What the exercise asks:
All the data must come back unchanged, except that pictures are left out.

Source excerpt:
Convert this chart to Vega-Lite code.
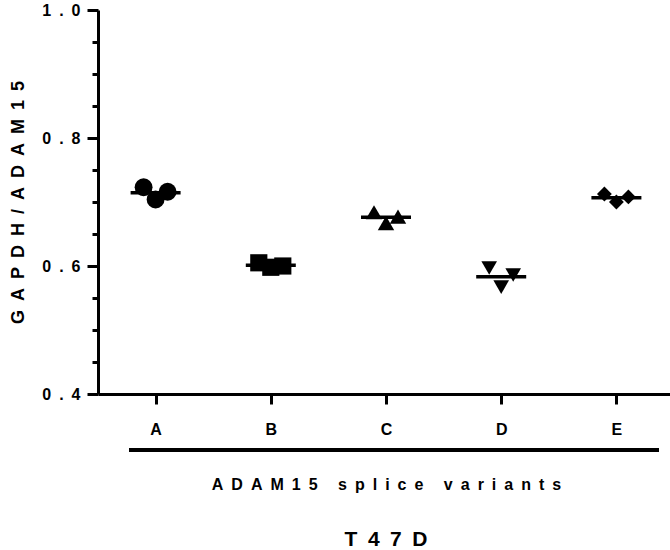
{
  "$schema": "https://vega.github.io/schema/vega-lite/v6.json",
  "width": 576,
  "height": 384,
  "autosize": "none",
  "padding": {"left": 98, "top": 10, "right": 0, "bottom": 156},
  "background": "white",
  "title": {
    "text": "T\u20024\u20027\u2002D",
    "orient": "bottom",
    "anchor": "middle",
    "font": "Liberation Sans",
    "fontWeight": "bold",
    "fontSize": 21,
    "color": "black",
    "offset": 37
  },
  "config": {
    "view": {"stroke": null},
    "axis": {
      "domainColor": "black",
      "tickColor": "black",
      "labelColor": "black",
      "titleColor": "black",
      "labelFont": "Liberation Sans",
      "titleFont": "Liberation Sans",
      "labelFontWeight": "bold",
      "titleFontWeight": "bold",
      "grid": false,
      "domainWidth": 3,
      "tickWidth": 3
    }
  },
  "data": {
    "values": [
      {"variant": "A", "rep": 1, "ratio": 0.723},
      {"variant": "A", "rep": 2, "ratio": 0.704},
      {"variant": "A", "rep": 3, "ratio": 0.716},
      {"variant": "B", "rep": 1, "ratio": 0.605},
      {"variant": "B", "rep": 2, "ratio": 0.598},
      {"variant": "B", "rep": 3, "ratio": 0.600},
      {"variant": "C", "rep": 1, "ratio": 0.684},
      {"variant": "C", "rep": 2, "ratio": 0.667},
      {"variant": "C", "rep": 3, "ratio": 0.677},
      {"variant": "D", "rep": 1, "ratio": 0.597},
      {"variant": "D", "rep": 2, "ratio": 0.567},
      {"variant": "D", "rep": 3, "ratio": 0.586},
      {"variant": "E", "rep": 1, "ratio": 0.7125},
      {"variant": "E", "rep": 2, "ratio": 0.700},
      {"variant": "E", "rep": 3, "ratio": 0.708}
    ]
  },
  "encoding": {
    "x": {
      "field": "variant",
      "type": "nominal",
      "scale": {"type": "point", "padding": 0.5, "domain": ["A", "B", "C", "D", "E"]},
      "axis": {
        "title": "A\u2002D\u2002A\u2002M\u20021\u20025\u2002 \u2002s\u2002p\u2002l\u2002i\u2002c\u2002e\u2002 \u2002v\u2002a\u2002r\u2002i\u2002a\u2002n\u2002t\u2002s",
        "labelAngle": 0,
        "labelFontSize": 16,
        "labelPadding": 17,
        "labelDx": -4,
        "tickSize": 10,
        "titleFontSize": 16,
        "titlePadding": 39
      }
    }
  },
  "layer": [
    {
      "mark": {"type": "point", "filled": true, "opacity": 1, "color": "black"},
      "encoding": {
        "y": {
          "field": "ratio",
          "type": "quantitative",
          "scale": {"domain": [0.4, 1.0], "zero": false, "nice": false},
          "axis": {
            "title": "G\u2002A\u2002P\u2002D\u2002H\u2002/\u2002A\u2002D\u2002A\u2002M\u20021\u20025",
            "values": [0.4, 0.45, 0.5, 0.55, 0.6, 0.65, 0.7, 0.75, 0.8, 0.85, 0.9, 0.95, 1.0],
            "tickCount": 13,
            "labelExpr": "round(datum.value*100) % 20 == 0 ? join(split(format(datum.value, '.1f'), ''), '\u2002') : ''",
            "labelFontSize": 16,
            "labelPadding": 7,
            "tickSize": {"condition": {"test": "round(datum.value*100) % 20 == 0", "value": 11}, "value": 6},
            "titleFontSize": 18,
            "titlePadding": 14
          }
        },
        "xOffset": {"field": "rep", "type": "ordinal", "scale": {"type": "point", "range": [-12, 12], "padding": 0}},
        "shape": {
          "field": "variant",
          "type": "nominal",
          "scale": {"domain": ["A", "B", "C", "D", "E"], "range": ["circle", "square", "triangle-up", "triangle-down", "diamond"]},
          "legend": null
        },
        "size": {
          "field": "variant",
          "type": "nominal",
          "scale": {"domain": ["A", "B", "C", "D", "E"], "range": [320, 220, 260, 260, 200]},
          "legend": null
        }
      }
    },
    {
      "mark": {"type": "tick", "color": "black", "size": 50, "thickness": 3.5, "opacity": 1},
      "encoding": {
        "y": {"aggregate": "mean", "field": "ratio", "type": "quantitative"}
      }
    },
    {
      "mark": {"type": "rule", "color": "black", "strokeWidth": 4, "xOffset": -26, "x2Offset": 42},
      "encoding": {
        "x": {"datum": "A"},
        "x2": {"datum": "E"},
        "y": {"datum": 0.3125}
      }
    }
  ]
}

Final result:
Convert this chart to Vega-Lite code.
{
  "$schema": "https://vega.github.io/schema/vega-lite/v6.json",
  "width": 576,
  "height": 384,
  "autosize": "none",
  "padding": {"left": 98, "top": 10, "right": 0, "bottom": 156},
  "background": "white",
  "title": {
    "text": "T\u20024\u20027\u2002D",
    "orient": "bottom",
    "anchor": "middle",
    "font": "Liberation Sans",
    "fontWeight": "bold",
    "fontSize": 21,
    "color": "black",
    "offset": 37
  },
  "config": {
    "view": {"stroke": null},
    "axis": {
      "domainColor": "black",
      "tickColor": "black",
      "labelColor": "black",
      "titleColor": "black",
      "labelFont": "Liberation Sans",
      "titleFont": "Liberation Sans",
      "labelFontWeight": "bold",
      "titleFontWeight": "bold",
      "grid": false,
      "domainWidth": 3,
      "tickWidth": 3
    }
  },
  "data": {
    "values": [
      {"variant": "A", "rep": 1, "ratio": 0.723},
      {"variant": "A", "rep": 2, "ratio": 0.704},
      {"variant": "A", "rep": 3, "ratio": 0.716},
      {"variant": "B", "rep": 1, "ratio": 0.605},
      {"variant": "B", "rep": 2, "ratio": 0.598},
      {"variant": "B", "rep": 3, "ratio": 0.600},
      {"variant": "C", "rep": 1, "ratio": 0.684},
      {"variant": "C", "rep": 2, "ratio": 0.667},
      {"variant": "C", "rep": 3, "ratio": 0.677},
      {"variant": "D", "rep": 1, "ratio": 0.597},
      {"variant": "D", "rep": 2, "ratio": 0.567},
      {"variant": "D", "rep": 3, "ratio": 0.586},
      {"variant": "E", "rep": 1, "ratio": 0.7125},
      {"variant": "E", "rep": 2, "ratio": 0.700},
      {"variant": "E", "rep": 3, "ratio": 0.708}
    ]
  },
  "encoding": {
    "x": {
      "field": "variant",
      "type": "nominal",
      "scale": {"type": "point", "padding": 0.5, "domain": ["A", "B", "C", "D", "E"]},
      "axis": {
        "title": "A\u2002D\u2002A\u2002M\u20021\u20025\u2002 \u2002s\u2002p\u2002l\u2002i\u2002c\u2002e\u2002 \u2002v\u2002a\u2002r\u2002i\u2002a\u2002n\u2002t\u2002s",
        "labelAngle": 0,
        "labelFontSize": 16,
        "labelPadding": 17,
        "labelDx": -4,
        "tickSize": 10,
        "titleFontSize": 16,
        "titlePadding": 39
      }
    }
  },
  "layer": [
    {
      "mark": {"type": "point", "filled": true, "opacity": 1, "color": "black"},
      "encoding": {
        "y": {
          "field": "ratio",
          "type": "quantitative",
          "scale": {"domain": [0.4, 1.0], "zero": false, "nice": false},
          "axis": {
            "title": "G\u2002A\u2002P\u2002D\u2002H\u2002/\u2002A\u2002D\u2002A\u2002M\u20021\u20025",
            "values": [0.4, 0.45, 0.5, 0.55, 0.6, 0.65, 0.7, 0.75, 0.8, 0.85, 0.9, 0.95, 1.0],
            "tickCount": 13,
            "labelExpr": "round(datum.value*100) % 20 == 0 ? join(split(format(datum.value, '.1f'), ''), '\u2002') : ''",
            "labelFontSize": 16,
            "labelPadding": 7,
            "tickSize": {"condition": {"test": "round(datum.value*100) % 20 == 0", "value": 11}, "value": 6},
            "titleFontSize": 18,
            "titlePadding": 14
          }
        },
        "xOffset": {"field": "rep", "type": "ordinal", "scale": {"type": "point", "range": [-12, 12], "padding": 0}},
        "shape": {
          "field": "variant",
          "type": "nominal",
          "scale": {"domain": ["A", "B", "C", "D", "E"], "range": ["circle", "square", "triangle-up", "triangle-down", "diamond"]},
          "legend": null
        },
        "size": {
          "field": "variant",
          "type": "nominal",
          "scale": {"domain": ["A", "B", "C", "D", "E"], "range": [320, 220, 260, 260, 200]},
          "legend": null
        }
      }
    },
    {
      "mark": {"type": "tick", "color": "black", "size": 50, "thickness": 3.5, "opacity": 1},
      "encoding": {
        "y": {"aggregate": "mean", "field": "ratio", "type": "quantitative"}
      }
    },
    {
      "mark": {"type": "rule", "color": "black", "strokeWidth": 4, "xOffset": -26, "x2Offset": 42},
      "encoding": {
        "x": {"datum": "A"},
        "x2": {"datum": "E"},
        "y": {"datum": 0.3125}
      }
    }
  ]
}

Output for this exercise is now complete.